When Niki returned with the cow-dung, Popi was still admiring her beauty in the full-size mirror that she had placed against the corrugated-iron wall.

“It is a beautiful thing to love yourself, Popi,” said Niki. “But don't you think you are overdoing it now? Preening yourself in front of the mirror all day long?”

“I am making up for lost time, Niki,” giggled Popi. “Let's go to the bees.”

“We must eat first,” said Niki.

She took out the wobbly pan from the cupboard and fried eggs on the Primus stove. Popi knew that it was a special day. Niki only used the wobbly pan on special days. Memory days. It was the only thing left that linked her to Pule. It and the velveteen on the headboard that had become black and shiny with dirt, and tattered with age. The pan, especially, brought Pule very much alive in the shack.

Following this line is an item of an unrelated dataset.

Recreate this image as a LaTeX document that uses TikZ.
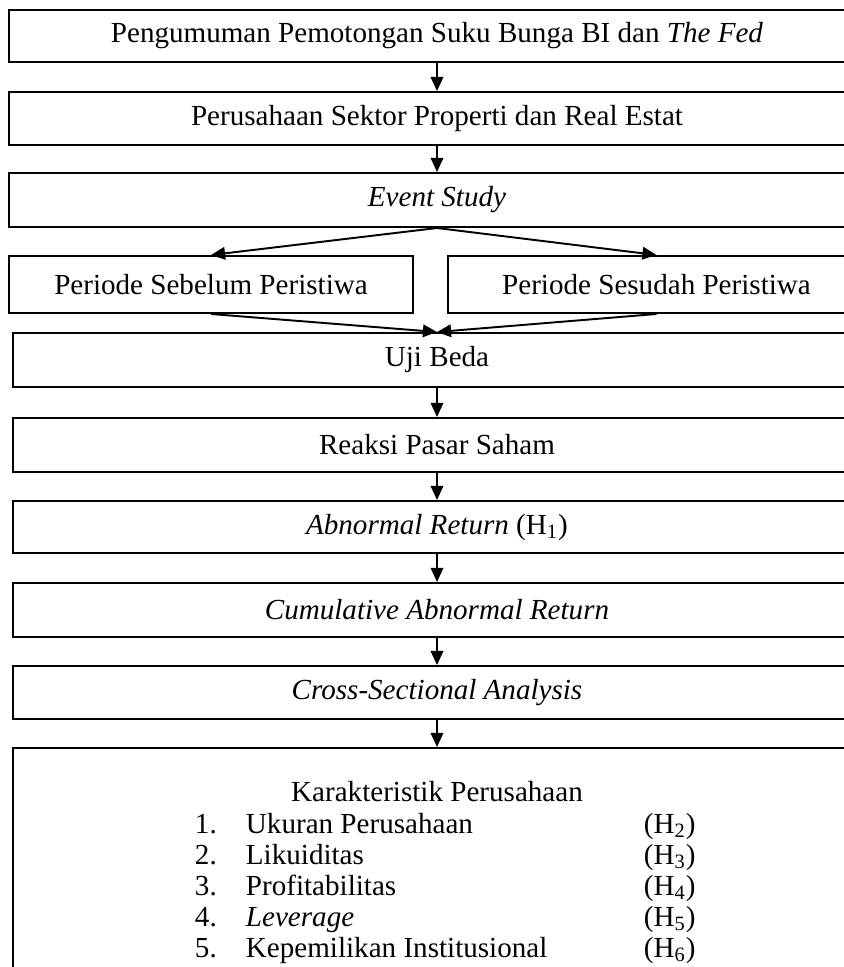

After a meal of eggs and stiff maize porridge, Popi and Niki walked through the town of Excelsior to the hives by the road. Niki carried her white plastic chair on her head. She refused when Popi wanted to help her with the load.

Popi smiled back at those of us who looked at her with strange eyes. We had not yet gotten used to her wearing the narrow strips that passed for skirts. The red one she was wearing today with a white blouse hugged very tightly and gave us a full view of her long slim thighs and legs.

Popi remarked as they passed Adam de Vries's office: “Viliki would have been in there had he not decided to give himself to the world.”

“Even Adam de Vries . . . I do not see him any more,” said Niki. “Is he still up and about in that organisation they wanted me to join?”

“I think he is old and tired now,” said Popi.